REQUIRED TASK
Include the line with "clip_on=False, zorder=4)" and every line before it in the entries below, echoed exactly, but not the pictures.

------ THE DATA ------

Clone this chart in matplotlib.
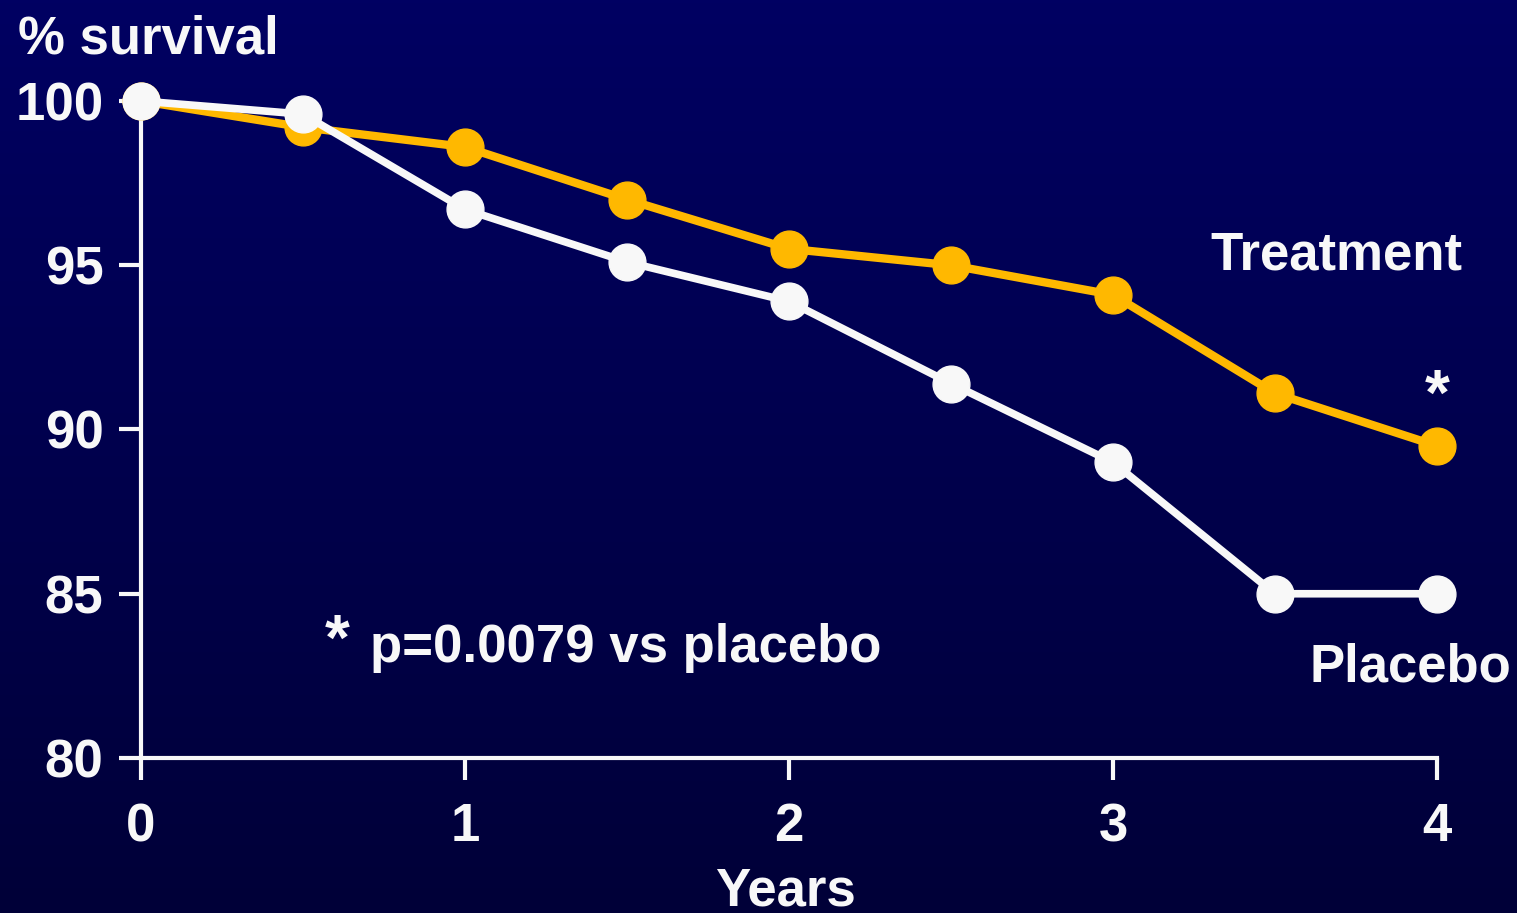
import numpy as np
import matplotlib
matplotlib.use("Agg")
import matplotlib.pyplot as plt

plt.rcParams['font.family'] = ['Liberation Sans', 'DejaVu Sans']
plt.rcParams['font.weight'] = 'bold'

# survival data, % alive at each half-year
years = [0, 0.5, 1, 1.5, 2, 2.5, 3, 3.5, 4]
treatment = [100, 99.2, 98.6, 97.0, 95.5, 95.0, 94.1, 91.1, 89.5]
placebo = [100, 99.6, 96.7, 95.1, 93.9, 91.4, 89.0, 85.0, 85.0]
xticks = [0, 1, 2, 3, 4]
yticks = [80, 85, 90, 95, 100]

W, H = 1517, 913
fig = plt.figure(figsize=(W / 100, H / 100), dpi=100)

# navy gradient backdrop
bg = fig.add_axes([0, 0, 1, 1])
grad = np.linspace(0, 1, 256).reshape(-1, 1)
top = np.array([0, 0, 98]) / 255
bot = np.array([0, 0, 56]) / 255
img = top + (bot - top) * grad[..., None]
bg.imshow(img, aspect='auto', extent=[0, 1, 0, 1])
bg.set_axis_off()

white = '#F8F8F8'
orange = '#FFB800'

ax = fig.add_axes([141 / W, 1 - 758 / H, 1296 / W, 657 / H])
ax.patch.set_alpha(0)
ax.set_xlim(0, 4)
ax.set_ylim(80, 100)

ax.plot(years, treatment, color=orange, lw=6, marker='o', ms=26.5,
        clip_on=False, zorder=3)
ax.plot(years, placebo, color=white, lw=5.5, marker='o', ms=26.5,
        clip_on=False, zorder=4)

for s in ['top', 'right']:
    ax.spines[s].set_visible(False)
for s in ['left', 'bottom']:
    ax.spines[s].set_color(white)
    ax.spines[s].set_linewidth(3)

ax.set_xticks(xticks)
ax.set_yticks(yticks)
ax.tick_params(colors=white, width=3, length=16, labelsize=38)
ax.tick_params(axis='x', pad=16)
ax.tick_params(axis='y', pad=11)
for lab in ax.get_xticklabels() + ax.get_yticklabels():
    lab.set_fontweight('bold')

ax.text(3.69, 95.3, 'Treatment', color=white, fontsize=38, fontweight='bold',
        ha='center', va='center')
ax.text(3.917, 82.75, 'Placebo', color=white, fontsize=38, fontweight='bold',
        ha='center', va='center')
ax.text(4.0, 90.45, '*', color=white, fontsize=46, fontweight='bold',
        ha='center', va='baseline')
ax.text(0.707, 82.92, 'p=0.0079 vs placebo', color=white, fontsize=38,
        fontweight='bold', ha='left', va='baseline')
ax.text(0.605, 83.0, '*', color=white, fontsize=46, fontweight='bold',
        ha='center', va='baseline')

fig.text(18 / W, 1 - 53 / H, '% survival', color=white, fontsize=38,
         fontweight='bold', ha='left', va='baseline')
fig.text(785 / W, 1 - 905 / H, 'Years', color=white, fontsize=38,
         fontweight='bold', ha='center', va='baseline')

fig.savefig('out.png', dpi=100)
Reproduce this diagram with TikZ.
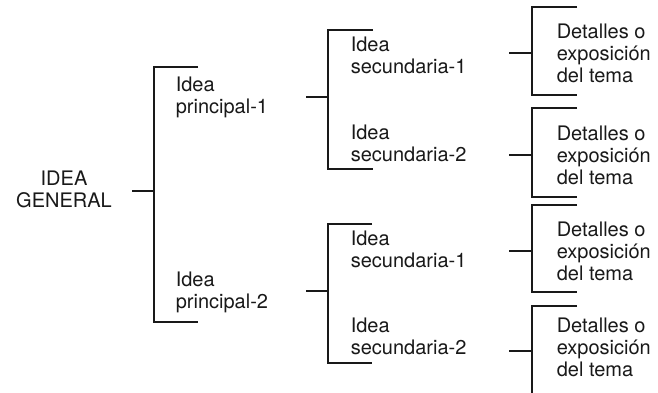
\documentclass[tikz,border=0pt]{standalone}
\usepackage{fontspec}
\setmainfont{TeX Gyre Heros}
\usetikzlibrary{positioning}

% bracket: stub coordinate, spine x, top y, bottom y, tick end x
\newcommand{\idbracket}[5]{%
  \coordinate (#1t) at (#2,#3);
  \coordinate (#1b) at (#2,#4);
  \draw (#1) -- (#1 -| #1t);
  \draw (#5,#3) -- (#1t) -- (#1b) -- (#5,#4);
}

\begin{document}
\begin{tikzpicture}[x=1pt,y=-1pt,line width=1.6pt,color=black!90,
  idea/.style={anchor=west,align=left,inner sep=0pt,font=\fontsize{20}{22}\selectfont},
  general/.style={align=center,inner sep=0pt,font=\fontsize{20}{22}\selectfont}]
\clip (0,0) rectangle (658,392);
\fill[white] (0,0) rectangle (658,392);
% texts
\node[general] (gen) at (64,189) {IDEA\\GENERAL};
\node[idea] (p1) at (175,97) {Idea\\principal-1};
\node[idea] (p2) at (175,292) {Idea\\principal-2};
\node[idea] (s11) at (350,55) {Idea\\secundaria-1};
\node[idea] (s12) at (350,143) {Idea\\secundaria-2};
\node[idea] (s21) at (350,249) {Idea\\secundaria-1};
\node[idea] (s22) at (350,336) {Idea\\secundaria-2};
\foreach \n/\y in {d11/53,d12/155,d21/251,d22/347}
  \node[idea] (\n) at (556,\y) {Detalles o\\exposición\\del tema};
% stubs
\coordinate (g0) at (132,191);
\coordinate (p1s) at (306,97);
\coordinate (p2s) at (306,291);
\coordinate (s11s) at (509,53);
\coordinate (s12s) at (509,155);
\coordinate (s21s) at (509,251);
\coordinate (s22s) at (509,351);
% brackets
\idbracket{g0}{154}{67}{322}{198}
\idbracket{p1s}{328}{30}{169}{373}
\idbracket{p2s}{328}{224}{363}{372}
\idbracket{s11s}{532}{7}{95}{577}
\idbracket{s12s}{532}{108}{197}{577}
\idbracket{s21s}{532}{205}{292}{577}
\idbracket{s22s}{532}{306}{400}{577}
\end{tikzpicture}
\end{document}
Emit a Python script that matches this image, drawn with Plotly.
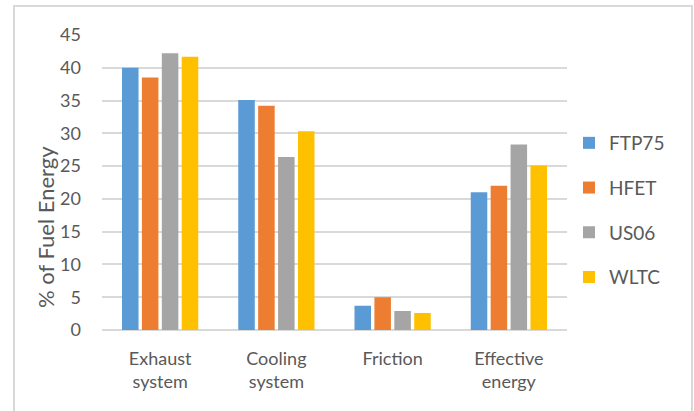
import plotly.graph_objects as go

# Share of fuel energy by destination, per driving cycle
categories = ["Exhaust<br>system", "Cooling<br>system", "Friction", "Effective<br>energy"]
ftp75 = [40.0, 35.1, 3.7, 21.0]
hfet = [38.5, 34.2, 5.0, 22.0]
us06 = [42.2, 26.4, 2.9, 28.3]
wltc = [41.7, 30.3, 2.6, 25.1]
series_names = ["FTP75", "HFET", "US06", "WLTC"]
series_values = [ftp75, hfet, us06, wltc]
colors = ["#5B9BD5", "#ED7D31", "#A5A5A5", "#FFC000"]
y_ticks = [0, 5, 10, 15, 20, 25, 30, 35, 40, 45]

W, H = 694, 411
L, R, T, B = 102, 127, 35, 81
pw, ph = W - L - R, H - T - B


def px_x(x):
    return (x - L) / pw


def px_y(y):
    return (H - B - y) / ph


FONT = "Lato, 'Open Sans', sans-serif"
GRAY_TXT = "#595959"

fig = go.Figure()
for name, vals, col in zip(series_names, series_values, colors):
    fig.add_trace(go.Bar(
        x=categories, y=vals, name=name,
        marker=dict(color=col, line=dict(width=0)),
        legendgroup=name,
    ))

fig.update_layout(
    width=W, height=H,
    margin=dict(l=L, r=R, t=T, b=B, pad=0),
    paper_bgcolor="white", plot_bgcolor="white",
    barmode="group", bargap=0.315, bargroupgap=0.17,
    font=dict(family=FONT, color=GRAY_TXT),
    legend=dict(
        x=px_x(569), xanchor="left",
        y=px_y(210), yanchor="middle",
        font=dict(size=19, color=GRAY_TXT, family=FONT),
        tracegroupgap=17, itemwidth=30,
        bgcolor="rgba(0,0,0,0)",
    ),
    showlegend=True,
)

fig.update_xaxes(
    showgrid=False, zeroline=False, showline=False,
    ticks="", tickfont=dict(size=18, color=GRAY_TXT, family=FONT),
    ticklabelstandoff=16,
)
fig.update_yaxes(
    range=[0, 45], tickvals=y_ticks,
    showgrid=True, gridcolor="#D9D9D9", gridwidth=1.5,
    zeroline=True, zerolinecolor="#D9D9D9", zerolinewidth=2,
    showline=False, ticks="",
    tickfont=dict(size=18, color=GRAY_TXT, family=FONT),
    ticklabelstandoff=20,
)

# Axis title, rotated
fig.add_annotation(
    text="% of Fuel Energy", xref="paper", yref="paper",
    x=px_x(45), y=px_y(227), xanchor="center", yanchor="middle",
    textangle=-90, showarrow=False,
    font=dict(size=22, color=GRAY_TXT, family=FONT),
)

# Chart area frame
fig.add_shape(
    type="rect", xref="paper", yref="paper",
    x0=px_x(14), x1=px_x(692), y0=px_y(420), y1=px_y(6),
    line=dict(color="#D9D9D9", width=2), fillcolor="rgba(0,0,0,0)",
    layer="below",
)

fig.write_html("out.html")
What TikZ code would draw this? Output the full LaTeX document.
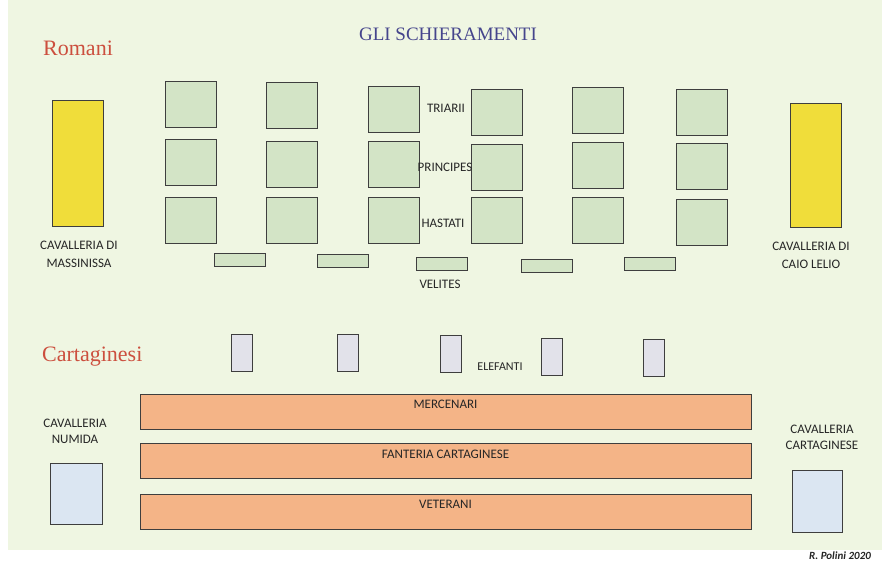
\documentclass[tikz,border=0pt]{standalone}
\usepackage{fontspec}
\setmainfont{Liberation Serif}
\newfontfamily\calibri{Carlito}
\definecolor{sfondo}{HTML}{EFF6E2}
\definecolor{verdino}{HTML}{D3E4C6}
\definecolor{giallo}{HTML}{F0DD3A}
\definecolor{azzurrino}{HTML}{DBE6F2}
\definecolor{grigino}{HTML}{E2E2EA}
\definecolor{arancio}{HTML}{F4B487}
\definecolor{rosso}{HTML}{CC4F3E}
\definecolor{bluscuro}{HTML}{45458C}
\definecolor{bordo}{HTML}{3E3E3E}
\definecolor{scritta}{HTML}{262626}
\begin{document}
\begin{tikzpicture}[x=1pt,y=-1pt,
  unita/.style={draw=bordo, line width=0.9pt, fill=verdino, minimum width=51pt, minimum height=46pt, inner sep=0pt},
  velite/.style={unita, minimum height=13pt},
  elefante/.style={draw=bordo, line width=0.9pt, fill=grigino, minimum width=21pt, minimum height=37pt, inner sep=0pt},
  cavallo/.style={draw=bordo, line width=0.9pt, inner sep=0pt, minimum width=51pt},
  fila/.style={draw=bordo, line width=0.9pt, fill=arancio, minimum width=611pt, minimum height=35pt, inner sep=0pt,
    font=\calibri\fontsize{13}{15}\selectfont, text=scritta, text height=6.5pt, text depth=12pt},
  etichetta/.style={font=\calibri\fontsize{13}{18}\selectfont, text=scritta, align=center, inner sep=0pt},
  popolo/.style={font=\fontsize{22}{24}\selectfont, text=rosso, anchor=west, inner sep=0pt}]
\useasboundingbox (0,0) rectangle (882,562);
\fill[white] (0,0) rectangle (882,562);
\fill[sfondo] (8,0) rectangle (882,550);

\node[font=\fontsize{19}{22}\selectfont, text=bluscuro] (titolo) at (448,34) {GLI SCHIERAMENTI};
\node[popolo] (romani) at (43,48) {Romani};
\node[popolo] (cartaginesi) at (42,357) {Cartaginesi};

% romani
\node[cavallo, fill=giallo, minimum height=126pt] (massinissa) at (77.5,163) {};
\node[cavallo, fill=giallo, minimum height=124pt] (lelio) at (815.5,165) {};
\node[etichetta] (lmassinissa) at (79,254) {CAVALLERIA DI\\MASSINISSA};
\node[etichetta] (llelio) at (811,255) {CAVALLERIA DI\\CAIO LELIO};

\node[unita] (t1) at (191,104) {};
\node[unita] (t2) at (291.5,105.5) {};
\node[unita] (t3) at (393.5,109) {};
\node[unita] (t4) at (496.5,112) {};
\node[unita] (t5) at (597.5,110.5) {};
\node[unita] (t6) at (702,112.5) {};
\node[unita] (p1) at (191,162) {};
\node[unita] (p2) at (291.5,164.5) {};
\node[unita] (p3) at (393.5,164.5) {};
\node[unita] (p4) at (496.5,167) {};
\node[unita] (p5) at (597.5,165) {};
\node[unita] (p6) at (702,166) {};
\node[unita] (h1) at (191,220) {};
\node[unita] (h2) at (291.5,220.5) {};
\node[unita] (h3) at (393.5,220) {};
\node[unita] (h4) at (496.5,220.5) {};
\node[unita] (h5) at (597.5,220.5) {};
\node[unita] (h6) at (702,222.5) {};
\node[velite] (v1) at (239.5,259.5) {};
\node[velite] (v2) at (342.5,261) {};
\node[velite] (v3) at (442,263.5) {};
\node[velite] (v4) at (547,265.5) {};
\node[velite] (v5) at (649.5,263.5) {};

\node[etichetta] (ltriarii) at (446,108) {TRIARII};
\node[etichetta] (lprincipes) at (445,167) {PRINCIPES};
\node[etichetta] (lhastati) at (443,223) {HASTATI};
\node[etichetta] (lvelites) at (440,284) {VELITES};

% cartaginesi
\node[elefante] (e1) at (241.5,352.5) {};
\node[elefante] (e2) at (348,352.5) {};
\node[elefante] (e3) at (451,353.5) {};
\node[elefante] (e4) at (552,356.5) {};
\node[elefante] (e5) at (653.5,357.5) {};
\node[etichetta, font=\calibri\fontsize{12}{14}\selectfont] (lelefanti) at (500,367) {ELEFANTI};

\node[fila] (mercenari) at (445.5,411.5) {MERCENARI};
\node[fila] (fanteria) at (445.5,461) {FANTERIA CARTAGINESE};
\node[fila] (veterani) at (445.5,511.5) {VETERANI};

\node[cavallo, fill=azzurrino, minimum width=52pt, minimum height=61pt] (numida) at (76,493.5) {};
\node[cavallo, fill=azzurrino, minimum width=50pt, minimum height=62pt] (punica) at (817,501) {};
\node[etichetta, font=\calibri\fontsize{13}{16}\selectfont] (lnumida) at (75,431) {CAVALLERIA\\NUMIDA};
\node[etichetta, font=\calibri\fontsize{13}{16}\selectfont] (lpunica) at (822,437) {CAVALLERIA\\CARTAGINESE};

\node[font=\calibri\fontsize{11}{12}\selectfont\bfseries\itshape, text=scritta] (firma) at (840,556) {R. Polini 2020};
\end{tikzpicture}
\end{document}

------

ANSWER TO THIS PROBLEM
Clone this chart in matplotlib.
import numpy as np
import matplotlib
matplotlib.use("Agg")
import matplotlib.pyplot as plt

plt.rcParams['font.family'] = ['Liberation Sans', 'DejaVu Sans']
plt.rcParams['font.weight'] = 'bold'

# survival data, % alive at each half-year
years = [0, 0.5, 1, 1.5, 2, 2.5, 3, 3.5, 4]
treatment = [100, 99.2, 98.6, 97.0, 95.5, 95.0, 94.1, 91.1, 89.5]
placebo = [100, 99.6, 96.7, 95.1, 93.9, 91.4, 89.0, 85.0, 85.0]
xticks = [0, 1, 2, 3, 4]
yticks = [80, 85, 90, 95, 100]

W, H = 1517, 913
fig = plt.figure(figsize=(W / 100, H / 100), dpi=100)

# navy gradient backdrop
bg = fig.add_axes([0, 0, 1, 1])
grad = np.linspace(0, 1, 256).reshape(-1, 1)
top = np.array([0, 0, 98]) / 255
bot = np.array([0, 0, 56]) / 255
img = top + (bot - top) * grad[..., None]
bg.imshow(img, aspect='auto', extent=[0, 1, 0, 1])
bg.set_axis_off()

white = '#F8F8F8'
orange = '#FFB800'

ax = fig.add_axes([141 / W, 1 - 758 / H, 1296 / W, 657 / H])
ax.patch.set_alpha(0)
ax.set_xlim(0, 4)
ax.set_ylim(80, 100)

ax.plot(years, treatment, color=orange, lw=6, marker='o', ms=26.5,
        clip_on=False, zorder=3)
ax.plot(years, placebo, color=white, lw=5.5, marker='o', ms=26.5,
        clip_on=False, zorder=4)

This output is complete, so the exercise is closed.